TASK STATEMENT:
Copy everything in the listing below word for word, apart from any images.

DATA LINES:
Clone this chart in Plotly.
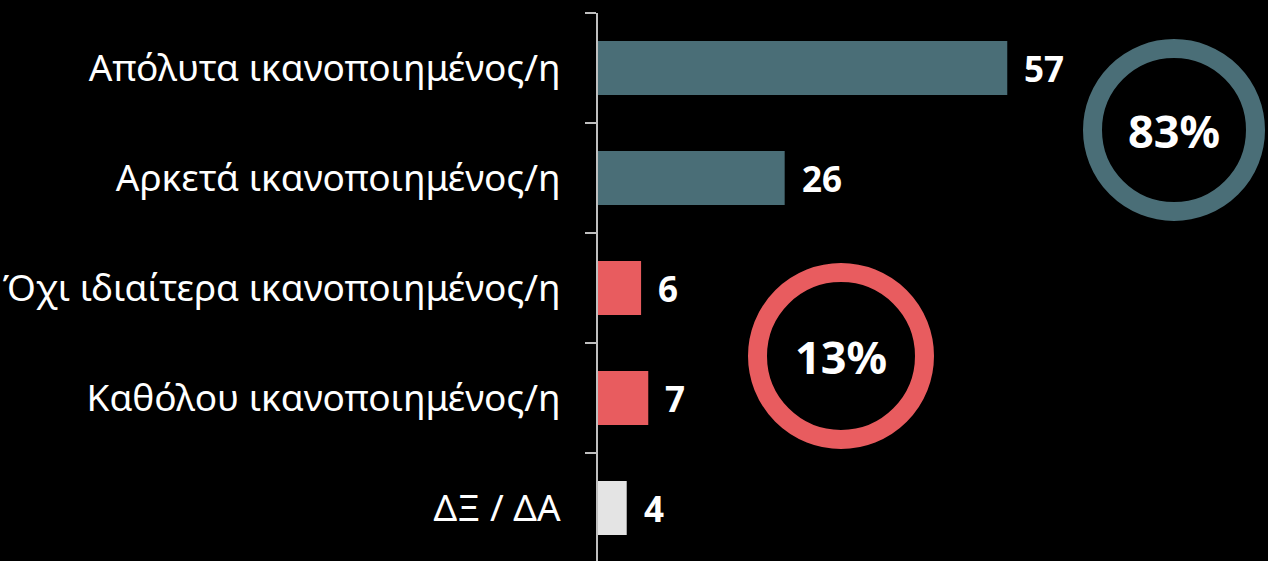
import plotly.graph_objects as go

categories = ["Απόλυτα ικανοποιημένος/η", "Αρκετά ικανοποιημένος/η",
              "Όχι ιδιαίτερα ικανοποιημένος/η", "Καθόλου ικανοποιημένος/η", "ΔΞ / ΔΑ"]
values = [57, 26, 6, 7, 4]
bar_colors = ["#4A6E77", "#4A6E77", "#E85C5F", "#E85C5F", "#E4E4E4"]
totals = ["83%", "13%"]
total_colors = ["#4A6E77", "#E85C5F"]

W, H = 1268, 561
L, T = 598, 13
PW, PH = W - L, H - T
XMAX = PW / 7.18
FONT = "Noto Sans"

fig = go.Figure(go.Bar(
    y=categories, x=values, orientation="h",
    marker=dict(color=bar_colors, line=dict(width=0)),
    width=0.49, hoverinfo="skip",
))

for c, v in zip(categories, values):
    fig.add_annotation(x=v, y=c, xref="x", yref="y", text=f"<b>{v}</b>",
                       showarrow=False, xanchor="left", xshift=15,
                       font=dict(family=FONT, size=35, color="white"))

def px2paper(px, py):
    return (px - L) / PW, (H - py) / PH

rings = [(1174, 130, 81.5), (841, 356, 83.5)]
for (cx, cy, r), lab, col in zip(rings, totals, total_colors):
    x0, y0 = px2paper(cx - r, cy + r)
    x1, y1 = px2paper(cx + r, cy - r)
    fig.add_shape(type="circle", xref="paper", yref="paper", x0=x0, y0=y0, x1=x1, y1=y1,
                  line=dict(color=col, width=19), fillcolor="rgba(0,0,0,0)", layer="above")
    ax, ay = px2paper(cx, cy)
    fig.add_annotation(x=ax, y=ay, xref="paper", yref="paper", text=f"<b>{lab}</b>",
                       showarrow=False, xanchor="center", yanchor="middle",
                       font=dict(family=FONT, size=45, color="white"))

fig.update_layout(
    width=W, height=H,
    margin=dict(l=L, r=0, t=T, b=0, autoexpand=False),
    paper_bgcolor="black", plot_bgcolor="black",
    showlegend=False,
    xaxis=dict(range=[0, XMAX], visible=False, showgrid=False, zeroline=False,
               automargin=False),
    yaxis=dict(type="category", categoryorder="array", categoryarray=categories,
               range=[-0.5 + PH / 110, -0.5], automargin=False,
               showline=True, linecolor="#BFBFBF", linewidth=2,
               ticks="outside", tickson="boundaries", ticklen=11, tickwidth=2,
               tickcolor="#BFBFBF", showgrid=False, zeroline=False,
               ticklabelstandoff=28,
               tickfont=dict(family=FONT, size=37, color="white")),
)

fig.write_html("out.html", config={"displayModeBar": False},
               post_script="document.body.style.margin='0';document.body.style.background='black';document.body.style.overflow='hidden';")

SOLUTION FOR THIS PROBLEM:
Clone this chart in Plotly.
import plotly.graph_objects as go

categories = ["Απόλυτα ικανοποιημένος/η", "Αρκετά ικανοποιημένος/η",
              "Όχι ιδιαίτερα ικανοποιημένος/η", "Καθόλου ικανοποιημένος/η", "ΔΞ / ΔΑ"]
values = [57, 26, 6, 7, 4]
bar_colors = ["#4A6E77", "#4A6E77", "#E85C5F", "#E85C5F", "#E4E4E4"]
totals = ["83%", "13%"]
total_colors = ["#4A6E77", "#E85C5F"]

W, H = 1268, 561
L, T = 598, 13
PW, PH = W - L, H - T
XMAX = PW / 7.18
FONT = "Noto Sans"

fig = go.Figure(go.Bar(
    y=categories, x=values, orientation="h",
    marker=dict(color=bar_colors, line=dict(width=0)),
    width=0.49, hoverinfo="skip",
))

for c, v in zip(categories, values):
    fig.add_annotation(x=v, y=c, xref="x", yref="y", text=f"<b>{v}</b>",
                       showarrow=False, xanchor="left", xshift=15,
                       font=dict(family=FONT, size=35, color="white"))

def px2paper(px, py):
    return (px - L) / PW, (H - py) / PH

rings = [(1174, 130, 81.5), (841, 356, 83.5)]
for (cx, cy, r), lab, col in zip(rings, totals, total_colors):
    x0, y0 = px2paper(cx - r, cy + r)
    x1, y1 = px2paper(cx + r, cy - r)
    fig.add_shape(type="circle", xref="paper", yref="paper", x0=x0, y0=y0, x1=x1, y1=y1,
                  line=dict(color=col, width=19), fillcolor="rgba(0,0,0,0)", layer="above")
    ax, ay = px2paper(cx, cy)
    fig.add_annotation(x=ax, y=ay, xref="paper", yref="paper", text=f"<b>{lab}</b>",
                       showarrow=False, xanchor="center", yanchor="middle",
                       font=dict(family=FONT, size=45, color="white"))

fig.update_layout(
    width=W, height=H,
    margin=dict(l=L, r=0, t=T, b=0, autoexpand=False),
    paper_bgcolor="black", plot_bgcolor="black",
    showlegend=False,
    xaxis=dict(range=[0, XMAX], visible=False, showgrid=False, zeroline=False,
               automargin=False),
    yaxis=dict(type="category", categoryorder="array", categoryarray=categories,
               range=[-0.5 + PH / 110, -0.5], automargin=False,
               showline=True, linecolor="#BFBFBF", linewidth=2,
               ticks="outside", tickson="boundaries", ticklen=11, tickwidth=2,
               tickcolor="#BFBFBF", showgrid=False, zeroline=False,
               ticklabelstandoff=28,
               tickfont=dict(family=FONT, size=37, color="white")),
)

fig.write_html("out.html", config={"displayModeBar": False},
               post_script="document.body.style.margin='0';document.body.style.background='black';document.body.style.overflow='hidden';")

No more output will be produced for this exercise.